WHAT YOU NEED TO DO: Output the material beneath this task exactly, images excluded.

* start *

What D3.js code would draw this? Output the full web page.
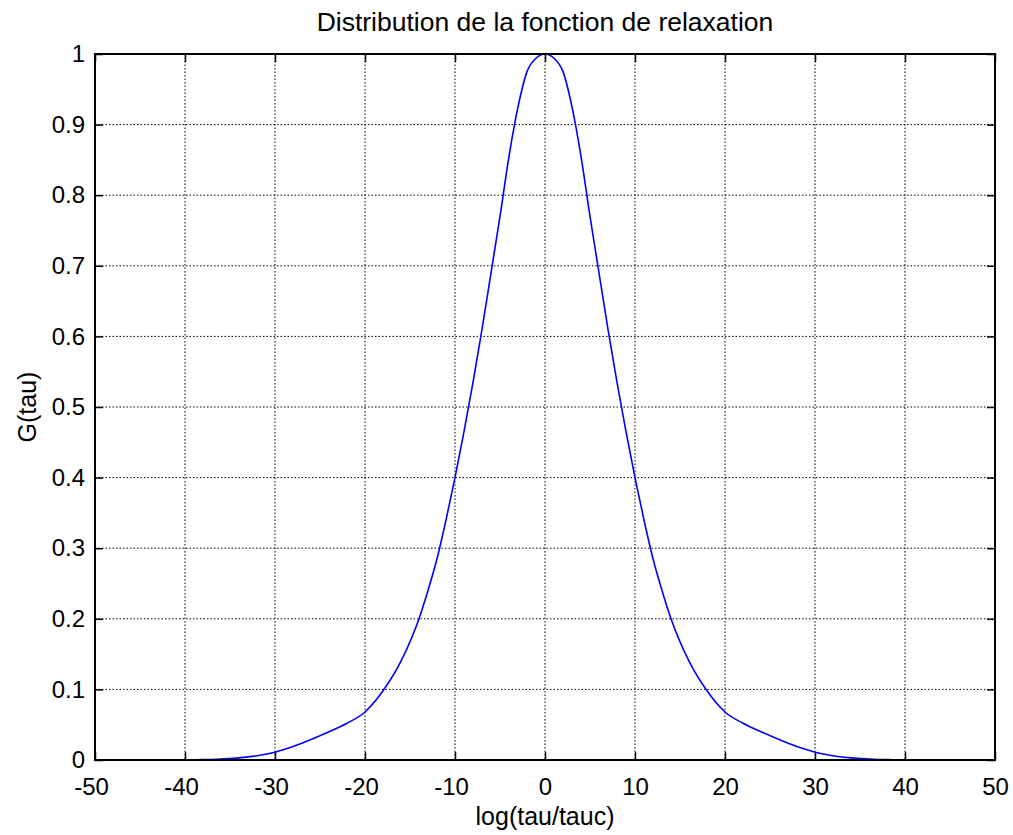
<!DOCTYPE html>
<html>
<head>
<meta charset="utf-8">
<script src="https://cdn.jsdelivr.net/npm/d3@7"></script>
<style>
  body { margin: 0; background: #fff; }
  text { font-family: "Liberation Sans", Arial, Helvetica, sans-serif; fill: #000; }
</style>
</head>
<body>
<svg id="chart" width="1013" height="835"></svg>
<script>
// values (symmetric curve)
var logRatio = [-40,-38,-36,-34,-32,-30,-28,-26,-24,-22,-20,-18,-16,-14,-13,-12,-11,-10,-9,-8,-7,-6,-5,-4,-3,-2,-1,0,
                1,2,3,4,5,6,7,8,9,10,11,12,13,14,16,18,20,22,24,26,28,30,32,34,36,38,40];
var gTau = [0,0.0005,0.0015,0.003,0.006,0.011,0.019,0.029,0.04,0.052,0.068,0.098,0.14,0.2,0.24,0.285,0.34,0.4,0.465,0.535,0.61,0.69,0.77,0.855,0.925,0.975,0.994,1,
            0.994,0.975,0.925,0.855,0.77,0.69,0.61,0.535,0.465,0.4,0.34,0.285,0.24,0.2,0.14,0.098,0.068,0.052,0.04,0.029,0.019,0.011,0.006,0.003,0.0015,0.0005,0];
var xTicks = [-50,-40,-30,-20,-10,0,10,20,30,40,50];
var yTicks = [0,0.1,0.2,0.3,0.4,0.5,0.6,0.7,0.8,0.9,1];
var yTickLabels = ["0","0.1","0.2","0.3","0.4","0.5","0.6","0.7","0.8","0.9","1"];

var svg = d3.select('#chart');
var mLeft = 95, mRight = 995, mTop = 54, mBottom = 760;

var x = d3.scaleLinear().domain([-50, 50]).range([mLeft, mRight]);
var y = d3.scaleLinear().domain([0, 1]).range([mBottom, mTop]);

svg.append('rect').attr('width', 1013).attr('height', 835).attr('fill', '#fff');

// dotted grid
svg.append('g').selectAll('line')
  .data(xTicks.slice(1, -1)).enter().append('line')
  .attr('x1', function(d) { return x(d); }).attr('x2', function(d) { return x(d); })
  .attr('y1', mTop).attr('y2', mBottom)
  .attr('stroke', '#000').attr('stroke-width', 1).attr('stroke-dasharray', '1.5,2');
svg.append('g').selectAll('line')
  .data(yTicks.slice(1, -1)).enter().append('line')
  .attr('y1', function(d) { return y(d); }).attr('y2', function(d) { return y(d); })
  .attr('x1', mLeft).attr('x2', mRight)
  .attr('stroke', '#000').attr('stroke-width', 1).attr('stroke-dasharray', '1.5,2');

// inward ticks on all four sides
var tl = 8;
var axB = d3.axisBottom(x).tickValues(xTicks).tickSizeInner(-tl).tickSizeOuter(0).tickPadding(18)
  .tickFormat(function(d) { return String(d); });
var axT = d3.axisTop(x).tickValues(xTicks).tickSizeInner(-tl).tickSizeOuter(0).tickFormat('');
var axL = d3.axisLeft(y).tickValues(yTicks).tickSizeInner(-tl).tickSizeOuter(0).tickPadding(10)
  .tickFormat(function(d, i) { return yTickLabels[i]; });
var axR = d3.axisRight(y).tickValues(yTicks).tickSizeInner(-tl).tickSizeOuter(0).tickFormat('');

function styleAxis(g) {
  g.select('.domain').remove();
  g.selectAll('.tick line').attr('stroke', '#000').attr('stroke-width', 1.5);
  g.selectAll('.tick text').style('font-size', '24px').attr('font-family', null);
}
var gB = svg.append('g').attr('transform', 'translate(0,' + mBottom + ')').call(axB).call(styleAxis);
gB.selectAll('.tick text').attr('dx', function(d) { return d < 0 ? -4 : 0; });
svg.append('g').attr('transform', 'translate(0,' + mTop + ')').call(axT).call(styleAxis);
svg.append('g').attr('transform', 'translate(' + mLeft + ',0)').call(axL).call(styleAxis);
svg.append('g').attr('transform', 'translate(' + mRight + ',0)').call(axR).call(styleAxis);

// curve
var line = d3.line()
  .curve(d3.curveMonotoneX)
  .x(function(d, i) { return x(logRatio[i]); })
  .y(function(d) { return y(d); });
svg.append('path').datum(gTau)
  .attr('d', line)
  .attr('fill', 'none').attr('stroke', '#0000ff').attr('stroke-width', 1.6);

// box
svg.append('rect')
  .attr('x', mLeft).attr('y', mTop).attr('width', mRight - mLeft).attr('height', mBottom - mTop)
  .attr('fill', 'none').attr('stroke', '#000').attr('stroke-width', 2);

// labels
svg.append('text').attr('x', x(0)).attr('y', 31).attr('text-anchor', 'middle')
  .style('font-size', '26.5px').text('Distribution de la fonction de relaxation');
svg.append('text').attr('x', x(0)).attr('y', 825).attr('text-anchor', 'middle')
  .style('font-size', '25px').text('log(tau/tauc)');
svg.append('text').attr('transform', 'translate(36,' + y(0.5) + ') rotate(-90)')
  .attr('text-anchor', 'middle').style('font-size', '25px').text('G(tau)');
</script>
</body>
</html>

* end *

ANSWER FOR THIS EXERCISE:
What D3.js code would draw this? Output the full web page.
<!DOCTYPE html>
<html>
<head>
<meta charset="utf-8">
<script src="https://cdn.jsdelivr.net/npm/d3@7"></script>
<style>
  body { margin: 0; background: #fff; }
  text { font-family: "Liberation Sans", Arial, Helvetica, sans-serif; fill: #000; }
</style>
</head>
<body>
<svg id="chart" width="1013" height="835"></svg>
<script>
// values (symmetric curve)
var logRatio = [-40,-38,-36,-34,-32,-30,-28,-26,-24,-22,-20,-18,-16,-14,-13,-12,-11,-10,-9,-8,-7,-6,-5,-4,-3,-2,-1,0,
                1,2,3,4,5,6,7,8,9,10,11,12,13,14,16,18,20,22,24,26,28,30,32,34,36,38,40];
var gTau = [0,0.0005,0.0015,0.003,0.006,0.011,0.019,0.029,0.04,0.052,0.068,0.098,0.14,0.2,0.24,0.285,0.34,0.4,0.465,0.535,0.61,0.69,0.77,0.855,0.925,0.975,0.994,1,
            0.994,0.975,0.925,0.855,0.77,0.69,0.61,0.535,0.465,0.4,0.34,0.285,0.24,0.2,0.14,0.098,0.068,0.052,0.04,0.029,0.019,0.011,0.006,0.003,0.0015,0.0005,0];
var xTicks = [-50,-40,-30,-20,-10,0,10,20,30,40,50];
var yTicks = [0,0.1,0.2,0.3,0.4,0.5,0.6,0.7,0.8,0.9,1];
var yTickLabels = ["0","0.1","0.2","0.3","0.4","0.5","0.6","0.7","0.8","0.9","1"];

var svg = d3.select('#chart');
var mLeft = 95, mRight = 995, mTop = 54, mBottom = 760;

var x = d3.scaleLinear().domain([-50, 50]).range([mLeft, mRight]);
var y = d3.scaleLinear().domain([0, 1]).range([mBottom, mTop]);

svg.append('rect').attr('width', 1013).attr('height', 835).attr('fill', '#fff');

// dotted grid
svg.append('g').selectAll('line')
  .data(xTicks.slice(1, -1)).enter().append('line')
  .attr('x1', function(d) { return x(d); }).attr('x2', function(d) { return x(d); })
  .attr('y1', mTop).attr('y2', mBottom)
  .attr('stroke', '#000').attr('stroke-width', 1).attr('stroke-dasharray', '1.5,2');
svg.append('g').selectAll('line')
  .data(yTicks.slice(1, -1)).enter().append('line')
  .attr('y1', function(d) { return y(d); }).attr('y2', function(d) { return y(d); })
  .attr('x1', mLeft).attr('x2', mRight)
  .attr('stroke', '#000').attr('stroke-width', 1).attr('stroke-dasharray', '1.5,2');

// inward ticks on all four sides
var tl = 8;
var axB = d3.axisBottom(x).tickValues(xTicks).tickSizeInner(-tl).tickSizeOuter(0).tickPadding(18)
  .tickFormat(function(d) { return String(d); });
var axT = d3.axisTop(x).tickValues(xTicks).tickSizeInner(-tl).tickSizeOuter(0).tickFormat('');
var axL = d3.axisLeft(y).tickValues(yTicks).tickSizeInner(-tl).tickSizeOuter(0).tickPadding(10)
  .tickFormat(function(d, i) { return yTickLabels[i]; });
var axR = d3.axisRight(y).tickValues(yTicks).tickSizeInner(-tl).tickSizeOuter(0).tickFormat('');

function styleAxis(g) {
  g.select('.domain').remove();
  g.selectAll('.tick line').attr('stroke', '#000').attr('stroke-width', 1.5);
  g.selectAll('.tick text').style('font-size', '24px').attr('font-family', null);
}
var gB = svg.append('g').attr('transform', 'translate(0,' + mBottom + ')').call(axB).call(styleAxis);
gB.selectAll('.tick text').attr('dx', function(d) { return d < 0 ? -4 : 0; });
svg.append('g').attr('transform', 'translate(0,' + mTop + ')').call(axT).call(styleAxis);
svg.append('g').attr('transform', 'translate(' + mLeft + ',0)').call(axL).call(styleAxis);
svg.append('g').attr('transform', 'translate(' + mRight + ',0)').call(axR).call(styleAxis);

// curve
var line = d3.line()
  .curve(d3.curveMonotoneX)
  .x(function(d, i) { return x(logRatio[i]); })
  .y(function(d) { return y(d); });
svg.append('path').datum(gTau)
  .attr('d', line)
  .attr('fill', 'none').attr('stroke', '#0000ff').attr('stroke-width', 1.6);

// box
svg.append('rect')
  .attr('x', mLeft).attr('y', mTop).attr('width', mRight - mLeft).attr('height', mBottom - mTop)
  .attr('fill', 'none').attr('stroke', '#000').attr('stroke-width', 2);

// labels
svg.append('text').attr('x', x(0)).attr('y', 31).attr('text-anchor', 'middle')
  .style('font-size', '26.5px').text('Distribution de la fonction de relaxation');
svg.append('text').attr('x', x(0)).attr('y', 825).attr('text-anchor', 'middle')
  .style('font-size', '25px').text('log(tau/tauc)');
svg.append('text').attr('transform', 'translate(36,' + y(0.5) + ') rotate(-90)')
  .attr('text-anchor', 'middle').style('font-size', '25px').text('G(tau)');
</script>
</body>
</html>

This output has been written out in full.